→ Do this: Leave the pictures out and retype the lines from the beginning through the line with "(11,2) rectangle (780,402);", both ends included.

→ Data excerpt:
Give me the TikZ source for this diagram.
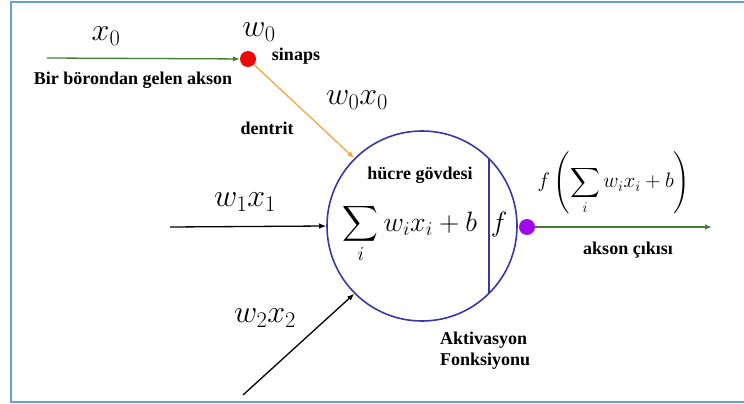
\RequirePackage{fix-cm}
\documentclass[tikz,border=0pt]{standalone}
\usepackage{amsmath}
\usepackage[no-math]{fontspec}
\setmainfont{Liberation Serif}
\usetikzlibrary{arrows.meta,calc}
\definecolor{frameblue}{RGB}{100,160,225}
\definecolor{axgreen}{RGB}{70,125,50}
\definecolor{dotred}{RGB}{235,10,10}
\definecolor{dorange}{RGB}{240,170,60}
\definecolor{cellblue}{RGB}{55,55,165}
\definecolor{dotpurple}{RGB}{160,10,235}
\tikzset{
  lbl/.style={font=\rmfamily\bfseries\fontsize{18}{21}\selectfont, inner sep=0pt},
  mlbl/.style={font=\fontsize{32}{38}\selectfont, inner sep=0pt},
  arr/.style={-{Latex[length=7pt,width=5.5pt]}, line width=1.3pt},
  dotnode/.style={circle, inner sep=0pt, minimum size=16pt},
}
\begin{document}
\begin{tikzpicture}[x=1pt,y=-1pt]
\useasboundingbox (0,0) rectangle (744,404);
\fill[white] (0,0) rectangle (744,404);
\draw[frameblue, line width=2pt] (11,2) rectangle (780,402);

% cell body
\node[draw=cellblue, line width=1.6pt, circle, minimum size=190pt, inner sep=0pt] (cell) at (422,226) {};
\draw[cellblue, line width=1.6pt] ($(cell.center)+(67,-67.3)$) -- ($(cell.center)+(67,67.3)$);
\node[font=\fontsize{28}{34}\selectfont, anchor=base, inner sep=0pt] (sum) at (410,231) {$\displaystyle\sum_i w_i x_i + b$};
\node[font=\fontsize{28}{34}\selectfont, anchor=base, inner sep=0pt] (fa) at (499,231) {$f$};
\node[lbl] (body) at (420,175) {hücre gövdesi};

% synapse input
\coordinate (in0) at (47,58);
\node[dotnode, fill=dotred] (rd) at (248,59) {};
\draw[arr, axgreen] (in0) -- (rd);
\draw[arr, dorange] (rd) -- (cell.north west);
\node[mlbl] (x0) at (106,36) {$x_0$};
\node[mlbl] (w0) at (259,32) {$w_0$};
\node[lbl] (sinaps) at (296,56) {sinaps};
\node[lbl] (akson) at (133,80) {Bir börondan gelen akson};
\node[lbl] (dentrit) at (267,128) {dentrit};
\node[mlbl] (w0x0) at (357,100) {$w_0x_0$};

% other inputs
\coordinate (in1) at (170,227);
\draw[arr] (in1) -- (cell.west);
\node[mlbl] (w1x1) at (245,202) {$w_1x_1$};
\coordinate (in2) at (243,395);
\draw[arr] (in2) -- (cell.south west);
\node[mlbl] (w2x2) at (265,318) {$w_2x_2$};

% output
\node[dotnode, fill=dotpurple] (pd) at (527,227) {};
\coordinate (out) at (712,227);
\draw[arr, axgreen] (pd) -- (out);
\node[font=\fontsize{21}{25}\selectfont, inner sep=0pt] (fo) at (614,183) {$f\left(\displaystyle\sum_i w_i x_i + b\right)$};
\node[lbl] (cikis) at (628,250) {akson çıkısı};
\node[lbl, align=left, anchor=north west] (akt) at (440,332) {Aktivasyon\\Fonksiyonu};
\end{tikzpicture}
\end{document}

→ Exercise response:
Give me the TikZ source for this diagram.
\RequirePackage{fix-cm}
\documentclass[tikz,border=0pt]{standalone}
\usepackage{amsmath}
\usepackage[no-math]{fontspec}
\setmainfont{Liberation Serif}
\usetikzlibrary{arrows.meta,calc}
\definecolor{frameblue}{RGB}{100,160,225}
\definecolor{axgreen}{RGB}{70,125,50}
\definecolor{dotred}{RGB}{235,10,10}
\definecolor{dorange}{RGB}{240,170,60}
\definecolor{cellblue}{RGB}{55,55,165}
\definecolor{dotpurple}{RGB}{160,10,235}
\tikzset{
  lbl/.style={font=\rmfamily\bfseries\fontsize{18}{21}\selectfont, inner sep=0pt},
  mlbl/.style={font=\fontsize{32}{38}\selectfont, inner sep=0pt},
  arr/.style={-{Latex[length=7pt,width=5.5pt]}, line width=1.3pt},
  dotnode/.style={circle, inner sep=0pt, minimum size=16pt},
}
\begin{document}
\begin{tikzpicture}[x=1pt,y=-1pt]
\useasboundingbox (0,0) rectangle (744,404);
\fill[white] (0,0) rectangle (744,404);
\draw[frameblue, line width=2pt] (11,2) rectangle (780,402);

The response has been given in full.